Bacon Cipher Encoder / Decoder
Bacon's cipher turns each letter into a five-symbol group of two characters — classically A and B. Type a message to encode it, or paste a string of A/B (or 0/1) groups to decode it back. Choose the original 24-letter alphabet, where I and J share a code and so do U and V, or the modern 26-letter version that gives every letter its own pattern.
How to use the Bacon Cipher Encoder / Decoder
Pick Encode and type a message: each letter becomes a five-symbol group, and groups are separated by spaces so they are easy to read. Choose the Symbols you want — the traditional A/B pair, or 0/1 if you would rather see the underlying binary. Non-letters such as spaces, digits, and punctuation are dropped, since the classic cipher only encodes the 26 letters.
Pick Decode and paste a sequence of groups. The decoder is lenient: it scans the input for the two symbols and ignores everything else, so spaces, line breaks, and stray punctuation between groups do not matter. It then reads the stream five symbols at a time and converts each group back to a letter. If a group does not correspond to a valid letter for the chosen alphabet it shows a ?.
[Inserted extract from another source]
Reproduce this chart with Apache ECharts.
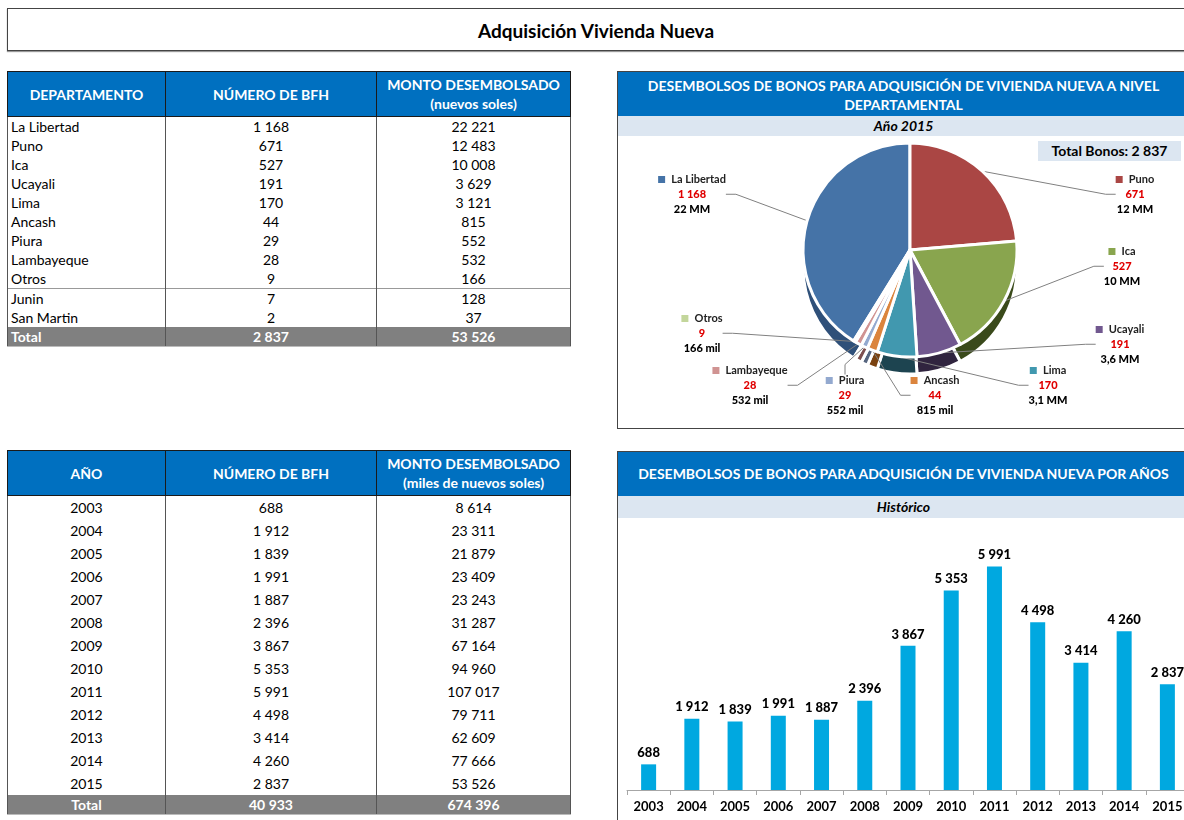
<!DOCTYPE html>
<html>
<head>
<meta charset="utf-8">
<script src="https://cdn.jsdelivr.net/npm/echarts@6/dist/echarts.min.js"></script>
<style>
  body { margin: 0; background: #fff; font-family: Lato, "Open Sans", sans-serif; }
  .hoja { position: relative; width: 1184px; height: 820px; overflow: hidden; }
  .titulo {
    position: absolute; left: 7px; top: 8px; width: 1190px; height: 43px;
    border: 1px solid #444; box-shadow: 0 1px 1px #999;
    font-weight: bold; font-size: 19px; line-height: 43px; text-align: center; padding-right: 12px; box-sizing: border-box;
  }
  .tabla { position: absolute; border-collapse: collapse; table-layout: fixed; width: 563px; font-size: 14px; color: #000; }
  .tabla th { background: #0070c0; color: #fff; font-weight: bold; font-size: 14px; border: 1px solid #1a1a1a; line-height: 19px; padding: 0; height: 44px; }
  .tabla td { border-left: 1px solid #555; border-right: 1px solid #555; padding: 0 3px; text-align: center; white-space: nowrap; }
  .tabla td:first-child { text-align: left; }
  .tabla.anios td:first-child { text-align: center; }
  .tabla tr.sep td { border-top: 1px solid #999; }
  .tabla tr.total td { background: #808080; color: #fff; font-weight: bold; height: 19px; border-bottom: 1px solid #bbb; }
  #tablaDep td { height: 19px; line-height: 19px; }
  #tablaAnio td { height: 23px; line-height: 23px; }
  #tablaAnio tr.total td { height: 19px; line-height: 19px; }
  .panel { position: absolute; left: 617px; width: 573px; border: 1px solid #444; box-sizing: border-box; }
  .cab { background: #0070c0; color: #fff; font-weight: bold; font-size: 14px; text-align: center; white-space: nowrap; }
  .sub { background: #dce6f1; font-weight: bold; font-style: italic; font-size: 14px; text-align: center; }
  .totalBonos { position: absolute; left: 420px; top: 69px; width: 143px; height: 20px; line-height: 20px; background: #dce6f1; font-weight: bold; font-size: 14px; text-align: center; z-index: 2; }
</style>
</head>
<body>
<div class="hoja">
  <div class="titulo">Adquisición Vivienda Nueva</div>

  <table class="tabla" id="tablaDep" style="left:7px; top:71px;">
    <colgroup><col style="width:158px"><col style="width:211px"><col style="width:194px"></colgroup>
    <thead><tr><th>DEPARTAMENTO</th><th>NÚMERO DE BFH</th><th>MONTO DESEMBOLSADO<br>(nuevos soles)</th></tr></thead>
    <tbody></tbody>
  </table>

  <table class="tabla anios" id="tablaAnio" style="left:7px; top:450px;">
    <colgroup><col style="width:158px"><col style="width:211px"><col style="width:194px"></colgroup>
    <thead><tr><th>AÑO</th><th>NÚMERO DE BFH</th><th>MONTO DESEMBOLSADO<br>(miles de nuevos soles)</th></tr></thead>
    <tbody></tbody>
  </table>

  <div class="panel" style="top:71px; height:358px;">
    <div class="cab" style="height:44px; line-height:19px; padding-top:4px; box-sizing:border-box;">DESEMBOLSOS DE BONOS PARA ADQUISICIÓN DE VIVIENDA NUEVA A NIVEL<br>DEPARTAMENTAL</div>
    <div class="sub" style="height:20px; line-height:20px;">Año 2015</div>
    <div class="totalBonos" id="totalBonos"></div>
    <div id="pie" style="position:absolute; left:0; top:64px; width:571px; height:292px;"></div>
  </div>

  <div class="panel" style="top:451px; height:380px;">
    <div class="cab" style="height:44px; line-height:44px;">DESEMBOLSOS DE BONOS PARA ADQUISICIÓN DE VIVIENDA NUEVA POR AÑOS</div>
    <div class="sub" style="height:22px; line-height:22px;">Histórico</div>
    <div id="barras" style="position:absolute; left:0; top:66px; width:571px; height:303px;"></div>
  </div>
</div>

<script>
// datos por departamento (2015)
const departamentos = ["La Libertad", "Puno", "Ica", "Ucayali", "Lima", "Ancash", "Piura", "Lambayeque", "Otros"];
const bfhDep = [1168, 671, 527, 191, 170, 44, 29, 28, 9];
const montoDep = [22221, 12483, 10008, 3629, 3121, 815, 552, 532, 166];
// detalle de "Otros"
const otrosNombres = ["Junin", "San Martin"];
const otrosBfh = [7, 2];
const otrosMonto = [128, 37];
const totalDep = [2837, 53526];

// datos por año
const anios = ["2003", "2004", "2005", "2006", "2007", "2008", "2009", "2010", "2011", "2012", "2013", "2014", "2015"];
const bfhAnio = [688, 1912, 1839, 1991, 1887, 2396, 3867, 5353, 5991, 4498, 3414, 4260, 2837];
const montoAnio = [8614, 23311, 21879, 23409, 23243, 31287, 67164, 94960, 107017, 79711, 62609, 77666, 53526];

const coloresPie = ["#4573a7", "#aa4644", "#89a54e", "#71588f", "#4198af", "#db843d", "#93a9cf", "#d09392", "#b9cd96"];
const coloresLado = ["#2f5079", "#5e1f1e", "#3a4a1b", "#30243f", "#1d4450", "#7a4210", "#56657f", "#7e4f4e", "#7d8e5f"];
const colorBarra = "#00a8e0";

// separador de miles con espacio
function fmt(n) {
  return String(n).replace(/\B(?=(\d{3})+(?!\d))/g, " ");
}
function montoCorto(v) {
  if (v >= 1000) {
    const mm = v / 1000;
    return (mm >= 10 ? Math.round(mm) : mm.toFixed(1).replace(".", ",")) + " MM";
  }
  return v + " mil";
}

// tablas
let filas = "";
departamentos.forEach((d, i) => {
  filas += `<tr><td>${d}</td><td>${fmt(bfhDep[i])}</td><td>${fmt(montoDep[i])}</td></tr>`;
});
otrosNombres.forEach((d, i) => {
  filas += `<tr class="${i === 0 ? "sep" : ""}"><td>${d}</td><td>${fmt(otrosBfh[i])}</td><td>${fmt(otrosMonto[i])}</td></tr>`;
});
filas += `<tr class="total"><td>Total</td><td>${fmt(totalDep[0])}</td><td>${fmt(totalDep[1])}</td></tr>`;
document.querySelector("#tablaDep tbody").innerHTML = filas;

filas = "";
anios.forEach((a, i) => {
  filas += `<tr><td>${a}</td><td>${fmt(bfhAnio[i])}</td><td>${fmt(montoAnio[i])}</td></tr>`;
});
const sumBfh = bfhAnio.reduce((a, b) => a + b, 0);
const sumMonto = montoAnio.reduce((a, b) => a + b, 0);
filas += `<tr class="total"><td>Total</td><td>${fmt(sumBfh)}</td><td>${fmt(sumMonto)}</td></tr>`;
document.querySelector("#tablaAnio tbody").innerHTML = filas;

document.getElementById("totalBonos").textContent = "Total Bonos: " + fmt(totalDep[0]);

// pie
const posEtiquetas = [[74, 36], [517, 36], [504, 108], [502, 186], [430, 227], [317, 237], [227, 237], [132, 227], [84, 175]];
const inicio = 90 + (bfhDep[0] / totalDep[0]) * 360; // Puno empieza arriba
const rich = {
  nom: { fontSize: 11, fontWeight: "bold", color: "#222", lineHeight: 15, fontFamily: "Lato" },
  val: { fontSize: 11, fontWeight: 900, color: "#e00000", lineHeight: 15, fontFamily: "Lato" },
  mon: { fontSize: 11, fontWeight: 900, color: "#000", lineHeight: 15, fontFamily: "Lato" },
};
coloresPie.forEach((c, i) => {
  rich["sq" + i] = { width: 7, height: 7, backgroundColor: i === 8 ? "#c3d69b" : c };
});
const pieData = departamentos.map((d, i) => ({ name: d, value: bfhDep[i] }));

const pie = echarts.init(document.getElementById("pie"));
pie.setOption({
  textStyle: { fontFamily: "Lato" },
  animation: false,
  series: [
    {
      type: "pie",
      silent: true,
      center: [292, 131],
      radius: 107,
      startAngle: inicio,
      z: 1,
      label: { show: false },
      labelLine: { show: false },
      itemStyle: { color: (p) => coloresLado[p.dataIndex], borderColor: "#fff", borderWidth: 3 },
      data: pieData,
    },
    {
      type: "pie",
      silent: true,
      center: [292, 114],
      radius: 107,
      startAngle: inicio,
      avoidLabelOverlap: false,
      z: 2,
      itemStyle: { color: (p) => coloresPie[p.dataIndex], borderColor: "#fff", borderWidth: 3 },
      label: {
        show: true,
        align: "center",
        formatter: (p) =>
          `{sq${p.dataIndex}|}  {nom|${p.name}}\n{val|${fmt(p.value)}}\n{mon|${montoCorto(montoDep[p.dataIndex])}}`,
        rich: rich,
      },
      labelLine: { show: true, length: 10, length2: 10, lineStyle: { color: "#808080", width: 1 } },
      labelLayout: (p) => ({
        x: posEtiquetas[p.dataIndex][0],
        y: posEtiquetas[p.dataIndex][1],
        align: "center",
        verticalAlign: "top",
      }),
      data: pieData,
    },
  ],
});

// barras
const barras = echarts.init(document.getElementById("barras"));
barras.setOption({
  textStyle: { fontFamily: "Lato" },
  animation: false,
  grid: { left: 9, right: 0, top: 11, bottom: 31 },
  xAxis: {
    type: "category",
    data: anios,
    axisLine: { lineStyle: { color: "#a6a6a6" } },
    axisTick: { show: true, length: 5, lineStyle: { color: "#a6a6a6" } },
    axisLabel: { color: "#000", fontWeight: "bold", fontSize: 13, margin: 10 },
  },
  yAxis: { type: "value", min: 0, max: 7000, show: false, splitLine: { show: false } },
  series: [
    {
      type: "bar",
      data: bfhAnio,
      barWidth: 15,
      itemStyle: { color: colorBarra },
      label: {
        show: true,
        position: "top",
        distance: 5,
        color: "#000",
        fontWeight: 900,
        fontSize: 13,
        formatter: (p) => fmt(p.value),
      },
    },
  ],
});
</script>
</body>
</html>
The Alphabet setting must match between encoding and decoding. In the 24-letter version I/J and U/V share a code, so a decoded message will show only I and U; switch to 26-letter if you need every letter distinct. It all runs in your browser — use Copy output to grab the result.
What is Bacon's cipher?
Bacon's cipher, devised by the philosopher and statesman Francis Bacon around 1605, is a biliteral cipher: it represents each letter of the alphabet using just two distinct symbols, arranged in groups of five. Five binary positions give 2⁵ = 32 combinations, comfortably more than enough for an alphabet, so each letter maps to a unique five-symbol pattern such as AABBB or 00111. In this sense Bacon anticipated binary encoding by centuries — the scheme is essentially a five-bit code, the same idea later formalized in Baudot and ASCII.
What made Bacon's idea ingenious was not the substitution itself but how the two symbols could be hidden in plain sight. Rather than writing literal A's and B's, you take an innocent-looking cover text and use two subtly different typefaces — say, a regular and an italic font, or upright versus slanted letters — to represent the two symbols. A reader sees an ordinary paragraph; only someone who knows to sort the letters into two visual classes can recover the five-symbol groups and read the concealed message. This makes Bacon's cipher an early example of steganography: concealing the existence of a message, not merely scrambling its content.
Two alphabet variants are in common use. The original 24-letter scheme reflects the typography of Bacon's era, when I and J were the same letter and U and V were interchangeable, so those pairs share a single code. The modern 26-letter variant assigns every letter its own distinct pattern, which removes the I/J and U/V ambiguity at the cost of historical authenticity. Either way, the cipher offers essentially no cryptographic security by today's standards — the mapping is fixed and trivially broken — so it survives as a puzzle, a teaching tool for binary thinking, and a piece of cryptographic history rather than a way to protect real secrets.
Common use cases
- Puzzles and ciphers. Create or solve Baconian challenges in escape rooms, ARGs, and CTF-style games.
- Teaching binary. Show how five two-state symbols can encode an alphabet, a tangible bridge to binary and ASCII.
- Steganography demos. Generate the A/B groups you would then hide in a two-typeface cover text.
- Decoding found messages. Turn a string of A/B or 0/1 groups back into readable text.